Type a command at the prompt and hit return, and in general you should get some response followed by a new prompt. For example:

$ pwd

In Unix the pwd command means “print working directory”, and the result is the full path to the directory you are currently working in. (Directories are called “folders” on windows systems.) The output above shows that on my computer at the top level there is a directory named /Users that has a subdirectory for each distinct user of the computer. The directory /Users/rjl is where Randy LeVeque’s files are stored, and within this we are several levels down.

To see what files are in the current working directory, the ls (list) command can be used:

$ ls

For more about Unix commands, see the section Unix, Linux, and OS X.

There are actually several different shells that have been developed for Unix, which have somewhat different command names and capabilities. Basic commands like pwd and ls (and many others) are the same for any Unix shell, but they more complicated things may differ.

In this class, we will assume you are using the bash shell (see The bash shell). See Unix, Linux, and OS X for more Unix commands.

Matlab shell

If you have used Matlab before, you are familiar with the Matlab shell, which uses the prompt >>. If you use the GUI version of Matlab then this shell is running in the “Command window”. You can also run Matlab from the command line in Unix, resulting in the Matlab prompt simply showing up in your terminal window. To start it this way, use the -nojvm option:

$ matlab -nojvm

Python shell

We will use Python extensively in this class. For more information see the section Python.

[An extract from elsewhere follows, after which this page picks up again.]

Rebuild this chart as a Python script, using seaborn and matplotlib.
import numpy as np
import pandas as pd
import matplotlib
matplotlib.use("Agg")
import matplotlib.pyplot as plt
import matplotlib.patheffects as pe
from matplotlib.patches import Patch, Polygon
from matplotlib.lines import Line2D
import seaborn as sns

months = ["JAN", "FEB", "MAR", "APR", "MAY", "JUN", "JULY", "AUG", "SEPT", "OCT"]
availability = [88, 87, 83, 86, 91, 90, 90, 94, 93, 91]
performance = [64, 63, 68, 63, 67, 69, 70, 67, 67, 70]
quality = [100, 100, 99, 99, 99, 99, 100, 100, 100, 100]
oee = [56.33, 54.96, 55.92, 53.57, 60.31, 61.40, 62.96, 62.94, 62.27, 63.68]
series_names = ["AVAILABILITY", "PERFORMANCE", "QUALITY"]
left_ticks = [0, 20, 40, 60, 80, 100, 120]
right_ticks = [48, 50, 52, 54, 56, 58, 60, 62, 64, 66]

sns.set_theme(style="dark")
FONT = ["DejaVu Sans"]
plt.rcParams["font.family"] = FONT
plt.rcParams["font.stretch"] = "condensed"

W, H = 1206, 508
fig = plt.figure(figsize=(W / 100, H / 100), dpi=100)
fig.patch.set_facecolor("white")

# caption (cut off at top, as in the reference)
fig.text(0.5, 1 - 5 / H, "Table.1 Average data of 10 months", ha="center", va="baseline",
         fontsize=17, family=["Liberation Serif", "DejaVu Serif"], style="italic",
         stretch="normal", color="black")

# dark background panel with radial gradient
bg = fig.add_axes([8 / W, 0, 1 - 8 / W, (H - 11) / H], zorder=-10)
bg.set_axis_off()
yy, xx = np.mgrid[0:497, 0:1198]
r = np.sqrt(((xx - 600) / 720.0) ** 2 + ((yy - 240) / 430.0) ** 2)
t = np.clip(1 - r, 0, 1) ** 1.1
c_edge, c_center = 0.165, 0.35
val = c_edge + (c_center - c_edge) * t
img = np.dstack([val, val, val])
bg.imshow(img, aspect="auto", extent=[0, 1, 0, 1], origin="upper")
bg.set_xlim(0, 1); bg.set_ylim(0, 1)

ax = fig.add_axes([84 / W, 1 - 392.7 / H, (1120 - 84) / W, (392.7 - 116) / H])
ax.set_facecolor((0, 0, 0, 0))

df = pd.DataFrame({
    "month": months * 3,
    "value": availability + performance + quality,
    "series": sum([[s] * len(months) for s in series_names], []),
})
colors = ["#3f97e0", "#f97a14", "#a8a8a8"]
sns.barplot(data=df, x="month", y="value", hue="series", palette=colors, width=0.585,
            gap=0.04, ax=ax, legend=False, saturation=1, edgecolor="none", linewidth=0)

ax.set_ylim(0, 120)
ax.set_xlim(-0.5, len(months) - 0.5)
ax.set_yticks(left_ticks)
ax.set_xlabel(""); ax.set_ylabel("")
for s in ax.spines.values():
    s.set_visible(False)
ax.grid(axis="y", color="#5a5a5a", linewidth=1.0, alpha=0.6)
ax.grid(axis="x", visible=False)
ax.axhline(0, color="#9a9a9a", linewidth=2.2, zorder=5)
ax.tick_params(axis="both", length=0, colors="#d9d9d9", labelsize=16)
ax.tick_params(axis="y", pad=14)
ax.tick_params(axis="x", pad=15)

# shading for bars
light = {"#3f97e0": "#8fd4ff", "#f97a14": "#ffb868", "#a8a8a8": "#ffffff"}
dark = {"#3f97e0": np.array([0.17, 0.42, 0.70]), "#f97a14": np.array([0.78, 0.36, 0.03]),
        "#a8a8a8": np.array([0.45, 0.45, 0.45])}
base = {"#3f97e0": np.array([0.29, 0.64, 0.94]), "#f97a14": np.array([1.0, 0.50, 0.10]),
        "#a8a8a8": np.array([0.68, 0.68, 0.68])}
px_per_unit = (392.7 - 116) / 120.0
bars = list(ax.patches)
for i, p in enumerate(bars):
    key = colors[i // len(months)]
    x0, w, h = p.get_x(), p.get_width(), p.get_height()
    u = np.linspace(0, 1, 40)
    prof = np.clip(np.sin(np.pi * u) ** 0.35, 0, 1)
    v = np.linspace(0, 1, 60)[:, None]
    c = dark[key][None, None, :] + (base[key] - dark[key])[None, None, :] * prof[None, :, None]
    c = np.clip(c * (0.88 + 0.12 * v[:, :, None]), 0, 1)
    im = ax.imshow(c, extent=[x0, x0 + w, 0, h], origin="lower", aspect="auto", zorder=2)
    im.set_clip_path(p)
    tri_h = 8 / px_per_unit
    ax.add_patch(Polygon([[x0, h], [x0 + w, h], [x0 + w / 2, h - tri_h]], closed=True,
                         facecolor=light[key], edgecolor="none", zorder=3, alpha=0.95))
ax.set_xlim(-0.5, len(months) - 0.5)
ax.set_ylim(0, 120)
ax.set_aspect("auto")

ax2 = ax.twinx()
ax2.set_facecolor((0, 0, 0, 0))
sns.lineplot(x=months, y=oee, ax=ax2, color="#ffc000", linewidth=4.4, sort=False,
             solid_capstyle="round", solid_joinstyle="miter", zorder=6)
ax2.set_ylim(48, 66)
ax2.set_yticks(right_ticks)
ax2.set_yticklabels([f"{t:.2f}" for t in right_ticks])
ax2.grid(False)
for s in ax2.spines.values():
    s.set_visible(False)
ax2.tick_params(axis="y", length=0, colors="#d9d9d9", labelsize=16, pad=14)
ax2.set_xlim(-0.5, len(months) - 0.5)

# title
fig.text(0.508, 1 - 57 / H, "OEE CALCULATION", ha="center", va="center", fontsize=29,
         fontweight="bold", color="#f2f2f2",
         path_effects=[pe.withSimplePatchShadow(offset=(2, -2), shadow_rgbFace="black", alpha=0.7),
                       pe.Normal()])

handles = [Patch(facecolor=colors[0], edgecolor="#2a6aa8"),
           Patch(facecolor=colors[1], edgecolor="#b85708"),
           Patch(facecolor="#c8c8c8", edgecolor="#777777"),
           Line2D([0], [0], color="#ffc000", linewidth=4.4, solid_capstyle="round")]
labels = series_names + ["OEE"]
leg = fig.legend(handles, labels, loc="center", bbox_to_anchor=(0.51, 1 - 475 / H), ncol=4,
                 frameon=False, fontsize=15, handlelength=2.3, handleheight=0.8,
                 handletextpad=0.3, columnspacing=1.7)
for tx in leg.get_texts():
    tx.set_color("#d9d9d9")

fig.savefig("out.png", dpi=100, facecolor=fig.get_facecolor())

Most Unix (Linux, OSX) computers have Python available by default, invoked by:

$ python
Python 2.7.3 (default, Aug 28 2012, 13:37:53)
[GCC 4.2.1 Compatible Apple Clang 4.0 ((tags/Apple/clang-421.0.60))] on darwin
Type "help", "copyright", "credits" or "license" for more information.

This prints out some information about the version of Python and then gives the standard Python prompt, >>>. At this point you are in the Python shell and any commands you type will be interpreted by this shell rather than the Unix shell. You can now type Python commands, e.g.:

>>> x = 3+4
>>> x
>>> x+2
>>> 4/3

The last line might be cause for concern, since 4/3 is not 1. For more about this, see Numerics in Python. The problem is that since 4 and 3 are both integers, Python gives an integer result. To get a better result, express 4 and 3 as real numbers (called *float*s in Python) by adding decimal points:

>>> 4./3.

The standard Python shell is very basic; you can type in Python commands and it will interpret them, but it doesn’t do much else.

IPython shell

A much better shell for Python is the IPython shell, which has extensive documentation at [IPython-documentation].

Note that IPython has a different sort of prompt:

$ ipython

Python 2.7.2 (default, Jun 20 2012, 16:23:33)
Type "copyright", "credits" or "license" for more information.

IPython 0.14.dev -- An enhanced Interactive Python.
?         -> Introduction and overview of IPython's features.
%quickref -> Quick reference.
help      -> Python's own help system.
object?   -> Details about 'object', use 'object??' for extra details.

In [1]: x = 4./3.

In [2]: x
Out[2]: 1.3333333333333333

In [3]:

The prompt has the form In [n] and any output is preceeded by by Out [n]. IPython stores all the inputs and outputs in an array of strings, allowing you to later reuse expressions.

For more about some handy features of this shell, see ipython.

The IPython shell also is programmed to recognize many commands that are not Python commands, making it easier to do many things. For example, IPython recognizes pwd, ls and various other Unix commands, e.g. to print out the working directory you are in while in IPython, just do:

In [3]: pwd

Note that IPython is not installed by default on most computers, you will have to download it and install yourself (see [IPython-documentation]). It is installed on the Virtual Machine for this class [2014 Edition].

If you get hooked on the IPython shell, you can even use it as a Unix shell, see documentation.